Wednesday, November 16, 2011

Advent Journal

Celtic Advent starts today - allowing a full 40 days of preparation, just as Lent gives us 40 days to fast, pray and await the celebration of Easter.  Here's what Celtic Daily Prayer says about Advent:

Advent is traditionally a time of preparation for Christmas.  It is said that the door to the stable where the Christ-child has been born is very low - and only those who kneel find access.  Being ready for Christmas should mean that our thoughts are focused not just on letters, cards and presents, but on repentance, humbling and interior housecleaning... This involves removing any boulders that stand in the way, and filling in any potholes.  The boulders are the things we have done that we should not have done; the potholes are the things we have failed to do which we obviously should have done.  The more, as individuals, family or congregation, we are focused in this way, the less we will be overwhelmed by the commercialization of Christmas.

I spent some time yesterday purchasing and preparing Advent Journals for myself and my daughters.  Maybe you think journals are for writing your thoughts or feelings.  Maybe you read "journal" and think "a book that will lay beside my bed and convict me when I don't write in it every day."  While I've found in recent years that I love to write, I've never been a big journal-keeper.  I think one reason for this is that I felt like a failure if I didn't journal every day.  I'd like to encourage you to throw that concept of journaling into your mental trash can.

A journal can be so much more.  Let it be a place to:
  • Record the ways you are preparing your heart, your home, your community for Advent
  • Keep your favorite Christmas cards of the year
  • Remind yourself of the little gifts that come your way every day of Advent
  • Look for the joy, peace and hope that Advent is about
  • Transcribe sweet or funny sayings from your children
  • Draw
  • Sketch
  • Paint
  • Write
  • Collage
  • Pray
I'll be encouraging my daughters to keep a record of our Advent in their Advent journals.  I'll sometimes ask them to write an essay or personal response to something we've studied together.  I'll have them record the recipe for St. Lucia bread, who St. Nicholas really was and when The Nutcracker was first performed.  Their first assignment for their journals will be to write about how Thanksgiving helps to prepare our hearts for Christmas.

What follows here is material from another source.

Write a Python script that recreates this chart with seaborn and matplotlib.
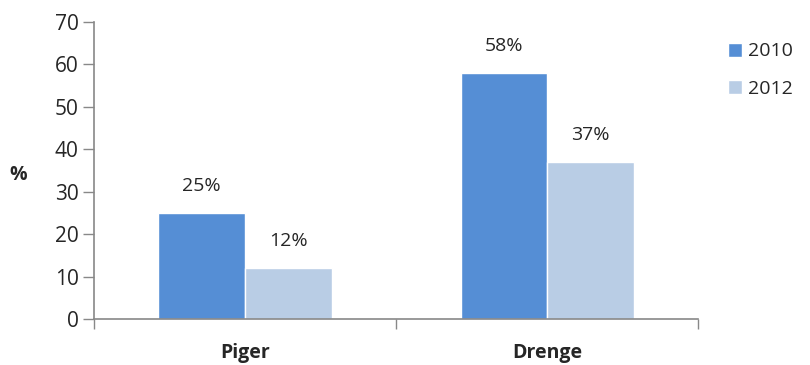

I wanted my journal to be all mine - not just an off the shelf purchase.  So I bought a composition notebook and covered it front and back in Christmas colors.  My daughters weren't interested in doing this, so they have comp books with graphics and words about peace and love.  I'm slowly learning to let my children take the lead in their own creating.  If they want to collage, great.  If not, that's fine, too.  That doesn't mean I shouldn't do what my heart is telling me to do.  It just means I don't have to put my own desires onto them.

Whether you're crafty or not, a fan of journaling or hate to hold a pen, think about giving an Advent journal a try.